Audit Expectation Gap

Term of the Day - 22 March 2024

Today’s Term is “Audit Expectation Gap”.

The "Audit Expectation Gap" refers to the disparity between what the public expects from an external audit and what auditors actually deliver. It arises due to differing perceptions and misunderstandings about the nature and scope of audit services, leading to unrealistic expectations among stakeholders regarding the effectiveness and reliability of audits.

Key aspects of the audit expectation gap include:

  1. Perception of Audit Assurance: The public often expects auditors to provide absolute assurance regarding the accuracy and completeness of financial statements, which may not align with the limited assurance provided by audit procedures.
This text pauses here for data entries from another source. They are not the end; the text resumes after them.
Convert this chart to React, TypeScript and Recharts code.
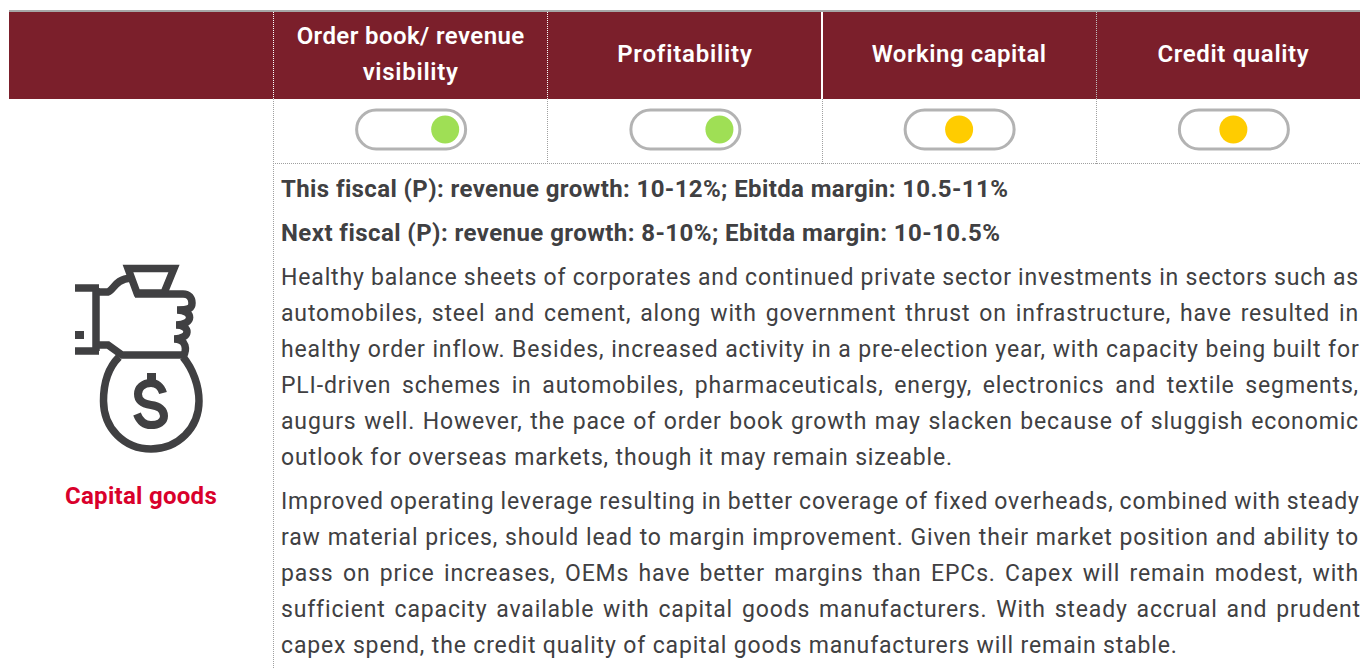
import React from "react";
import {Scatter, ScatterChart, XAxis, YAxis} from "recharts";

const categories = [
    ["Order book/ revenue", "visibility"],
    ["Profitability"],
    ["Working capital"],
    ["Credit quality"],
];
// 0 = left of the toggle, 1 = middle, 2 = right
const ratings = [2, 2, 1, 1];
const ratingColors = ["#e2001a", "#ffcc00", "#9fdf55"];

const sectorName = "Capital goods";
const outlookLines = [
    "This fiscal (P): revenue growth: 10-12%; Ebitda margin: 10.5-11%",
    "Next fiscal (P): revenue growth: 8-10%; Ebitda margin: 10-10.5%",
];
const paragraphOne = [
    "Healthy balance sheets of corporates and continued private sector investments in sectors such as",
    "automobiles, steel and cement, along with government thrust on infrastructure, have resulted in",
    "healthy order inflow. Besides, increased activity in a pre-election year, with capacity being built for",
    "PLI-driven schemes in automobiles, pharmaceuticals, energy, electronics and textile segments,",
    "augurs well. However, the pace of order book growth may slacken because of sluggish economic",
    "outlook for overseas markets, though it may remain sizeable.",
];
const paragraphTwo = [
    "Improved operating leverage resulting in better coverage of fixed overheads, combined with steady",
    "raw material prices, should lead to margin improvement. Given their market position and ability to",
    "pass on price increases, OEMs have better margins than EPCs. Capex will remain modest, with",
    "sufficient capacity available with capital goods manufacturers. With steady accrual and prudent",
    "capex spend, the credit quality of capital goods manufacturers will remain stable.",
];

const FONT = "Roboto";
const TEXT_COLOR = "#404042";
const TRACK_OFFSET = 0.126;

const chartData = categories.map((c, i) => ({x: i + 0.5, y: 0.5}));
const dotData = ratings.map((r, i) => ({
    x: i + 0.5 + (r - 1) * TRACK_OFFSET,
    y: 0.5,
    fill: ratingColors[r],
}));

const ctx = document.createElement("canvas").getContext("2d")!;

function textWidth(text: string, font: string) {
    ctx.font = font;
    return ctx.measureText(text).width;
}

// letter spacing that makes a string take the width it has in the picture
function fit(text: string, font: string, width: number) {
    return (width - textWidth(text, font)) / text.length;
}

const BODY_FONT = `400 23px ${FONT}`;
const bodySpacing = fit(paragraphOne[5], BODY_FONT, 672);

function BodyLine({text, y, justify}: any) {
    const natural = textWidth(text, BODY_FONT) + bodySpacing * text.length;
    const gaps = text.split(" ").length - 1;
    const wordSpacing = justify ? (1078 - natural) / gaps : 0;
    return (
        <text x={281} y={y} fontFamily={FONT} fontSize={23} fill={TEXT_COLOR}
              letterSpacing={bodySpacing} wordSpacing={wordSpacing}>
            {text}
        </text>
    );
}

function HeaderTick({x, index}: any) {
    const lines = categories[index];
    const widths = [[228, 96], [135], [175], [152]][index];
    const font = `600 24px ${FONT}`;
    const startY = lines.length > 1 ? 44 : 62;
    return (
        <g>
            {lines.map((line, i) => (
                <text key={line} x={x + 0.5} y={startY + i * 36} textAnchor="middle" fontFamily={FONT}
                      fontSize={24} fontWeight={600} fill="#ffffff"
                      letterSpacing={fit(line, font, widths[i])}>
                    {line}
                </text>
            ))}
        </g>
    );
}

function Track({cx, cy}: any) {
    return <rect x={cx - 53.5} y={cy - 19.5} width={109} height={39} rx={19.5}
                 fill="#ffffff" stroke="#b3b3b3" strokeWidth={3}/>;
}

function Dot({cx, cy, fill}: any) {
    return <circle cx={cx + 0.5} cy={cy} r={14} fill={fill}/>;
}

function MoneyIcon() {
    return (
        <g fill="none" stroke="#404042" strokeWidth={7.5}>
            <path d="M128,268.5 H174 L164,293 H137 Z"/>
            <path d="M75,288 H99 M96,288 V351 M75,351 H99"/>
            <path d="M99,292 H108 C114,290 115,279 131,278"/>
            <path d="M99,345 H108 L122,355 H183"/>
            <path d="M135,294 H183 C189,294 192,298 192,303 C192,308 190,310 177,310 C194,310 194,325 176,325 C191,325 191,339 174,339 C187,339 187,350 183,357"/>
            <path d="M119,357 C107,369 103.5,386 103.5,401 C103.5,428 124,449 151,449 C178,449 199,428 199,401 C199,386 193,369 183,357"/>
            <path d="M163,393 C161,386 156,383 151,383 C143,383 138,388 138,394 C138,401 144,404 151,405 C159,406 164,410 164,416 C164,422 158,425 151,425 C145,425 140,422 137,414" strokeWidth={8}/>
            <path d="M151.5,373 V383 M151.5,425 V428" strokeWidth={9}/>
            <rect x={75} y={331} width={9} height={8} fill="#404042" stroke="none"/>
        </g>
    );
}

function App() {
    const boldFont = `700 24px ${FONT}`;
    const nameFont = `700 24px ${FONT}`;
    return (
        <div style={{position: "absolute", left: 0, top: 0, width: 1360, height: 668, overflow: "hidden", background: "#ffffff"}}>
            <ScatterChart width={1370} height={668} margin={{top: 11, right: 0, bottom: 508, left: 273}}>
                <rect x={9} y={10} width={1361} height={2} fill="#a6a6a6"/>
                <rect x={9} y={12} width={1361} height={87} fill="#7b1f2b"/>
                <line x1={273.5} y1={12} x2={273.5} y2={99} stroke="#ffffff" strokeDasharray="1 1"/>
                <line x1={547.5} y1={12} x2={547.5} y2={99} stroke="#ffffff" strokeDasharray="1 1"/>
                <line x1={822} y1={12} x2={822} y2={99} stroke="#ffffff" strokeWidth={2}/>
                <line x1={1096.5} y1={12} x2={1096.5} y2={99} stroke="#bfbfbf" strokeDasharray="1 1"/>
                <line x1={273.5} y1={99} x2={273.5} y2={668} stroke="#a0a0a0" strokeDasharray="1 1"/>
                <line x1={547.5} y1={99} x2={547.5} y2={164} stroke="#a0a0a0" strokeDasharray="1 1"/>
                <line x1={822.5} y1={99} x2={822.5} y2={164} stroke="#a0a0a0" strokeDasharray="1 1"/>
                <line x1={1096.5} y1={99} x2={1096.5} y2={164} stroke="#a0a0a0" strokeDasharray="1 1"/>
                <line x1={273} y1={163.5} x2={1370} y2={163.5} stroke="#a0a0a0" strokeDasharray="1 1"/>

                <MoneyIcon/>
                <text x={141} y={504} textAnchor="middle" fontFamily={FONT} fontSize={24} fontWeight={700}
                      fill="#d9002b" letterSpacing={fit(sectorName, nameFont, 152)}>
                    {sectorName}
                </text>

                <text x={281} y={197} fontFamily={FONT} fontSize={24} fontWeight={700} fill={TEXT_COLOR}
                      letterSpacing={fit(outlookLines[0], boldFont, 727)}>
                    {outlookLines[0]}
                </text>
                <text x={281} y={241} fontFamily={FONT} fontSize={24} fontWeight={700} fill={TEXT_COLOR}
                      letterSpacing={fit(outlookLines[1], boldFont, 719)}>
                    {outlookLines[1]}
                </text>
                {paragraphOne.map((line, i) => (
                    <BodyLine key={line} text={line} y={285 + i * 36} justify={i < paragraphOne.length - 1}/>
                ))}
                {paragraphTwo.map((line, i) => (
                    <BodyLine key={line} text={line} y={509 + i * 36} justify={i < paragraphTwo.length - 1}/>
                ))}

                <XAxis type="number" dataKey="x" orientation="top" domain={[0, 4]} height={88}
                       ticks={chartData.map((d) => d.x)} axisLine={false} tickLine={false}
                       tick={<HeaderTick/>}/>
                <YAxis type="number" dataKey="y" domain={[0, 1]} hide/>
                <Scatter data={chartData} shape={<Track/>} isAnimationActive={false}/>
                <Scatter data={dotData} shape={<Dot/>} isAnimationActive={false}/>
            </ScatterChart>
        </div>
    );
}

export default App;
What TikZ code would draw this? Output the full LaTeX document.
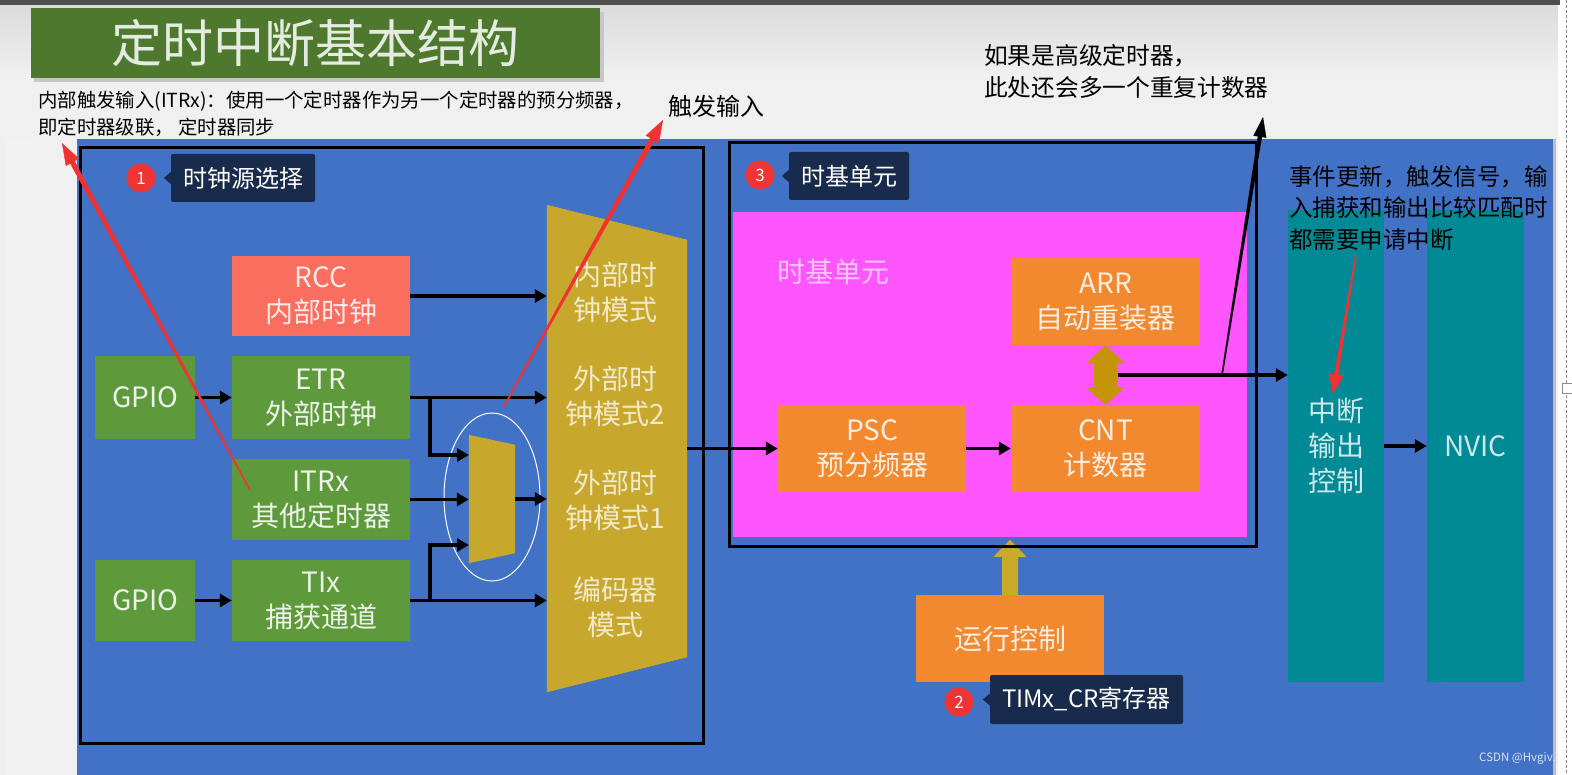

  2. Role of Auditors: While auditors perform important procedures to assess the reasonableness of financial statements, they do not provide absolute guarantees or detect all instances of fraud or error. However, the public may mistakenly believe that auditors are responsible for detecting all irregularities.

  3. Complexity of Financial Reporting: The complexity of financial reporting standards and transactions can contribute to misunderstandings about the scope and limitations of audit procedures, further widening the expectation gap.

  4. Communication and Education: Bridging the audit expectation gap requires improved communication and education efforts by auditors, regulators, and other stakeholders to manage expectations and enhance understanding of the audit process.

Addressing the audit expectation gap is essential for maintaining trust and confidence in financial reporting and audit services, highlighting the need for clear communication, transparency, and ongoing dialogue between auditors and stakeholders.